Monday, December 20, 2010

Divorce for Catholics

Begun on December 20, 2010 at 11:12 A.M.

While I was in Houston last November, I was able to meet up with a Soompi friend, LP. We talked a bit (much of the conversation was about her experience with teaching), and then we touched upon the question of civil divorce, and how it differs from separation. Is divorce permissible for Catholics? While I was growing up, I heard that civil divorce for Catholics is ok as long as the two parties do not remarry. Is this the general pastoral attitude in the United States? (I have heard it repeated once more rather recently, in fact.)

There are differences between divorce and legal separation. Spouses may separate for grave reasons, such as physical abuse. The threat to one's life or health is evident to most people in the case of physical abuse. But what is "emotional abuse"? If a husband and wife cannot get along, is that sufficient reason for a divorce or separation? What does the inability to live with each other really mean? How much of our understanding of marriage is dominated by unrealistic companionate ideals?

What if one spouse refuses to get counseling? The reluctance of husbands to go into marriage counseling, when much of the industry profession is misandrist, is understandable. How much bad behavior from wives is not criticized (except by a few, like Dr.  Laura)?

Is it better for them to separate, if they cannot live amicably together? How much should a wife put up? What about the example of St. Monica and her husband? And we should not forgot that women can be the "victim" of their own expectations. Who is more likely to stick a rocky marriage out these days, American men or women? Love conquers all -- but are there limits? What about differences in communication? If men should not expect women to be like men and adjust accordingly, should this not be required of women with respect to their men as well?

The vow to help one another includes behaving civilly, and fostering a good environment at home. If the home is not a welcoming place because of fighting, hostility, or ill feeling, it is understandable if one or both spouses want to get away.

But can divorce or legal separation release one from one's vows, one's duties to one another, mutual help, etc.? Especially when children are no longer involved?  If one spouse is failing to live up to one's duties is the other then released from his or hers? Barring separation for the sake of physical (or, perhaps, mental health), what legitimate reasons can there be for allowing Catholics to divorce? Should a divorce between Catholics remain scandalous to other Catholics?

If divorce laws and courts are generally biased against men, is it better for men to separate?
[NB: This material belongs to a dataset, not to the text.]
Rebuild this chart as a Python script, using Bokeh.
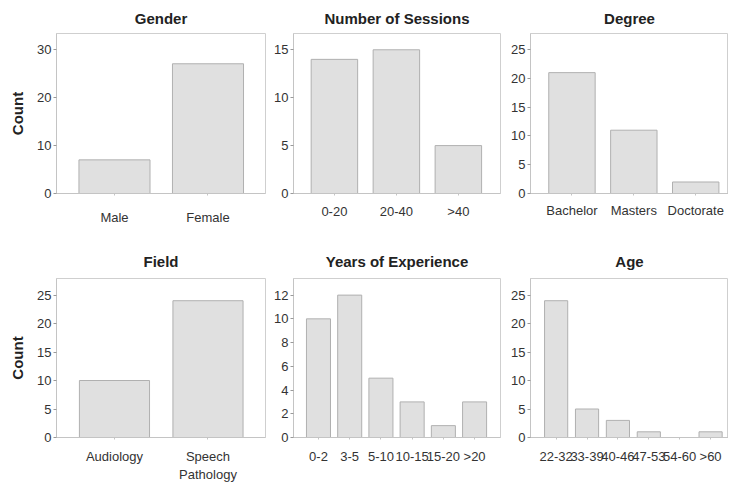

But what do they then do about women who refuse to pull their own weight and expect spousal support, instead of doing the honorable thing and getting some sort of work?

Did I mention that someone sitting next to us at Starbucks overheard our conversation and offered us a Protestant apologetics tract? The title of the tract was something along the lines of "Can you believe everything in the Bible?" I suspect that it might deal sola scriptura. He thought we were refusing because it might seem anti-Christian, the implicit answer being "no," but he assured us that the content wasn't what we expected. I tried to politely refuse; he was rather insistent so it took several replies.

Edit. September 1, 2011 - I think LP is getting married next weekend, if I understand her FB status correctly.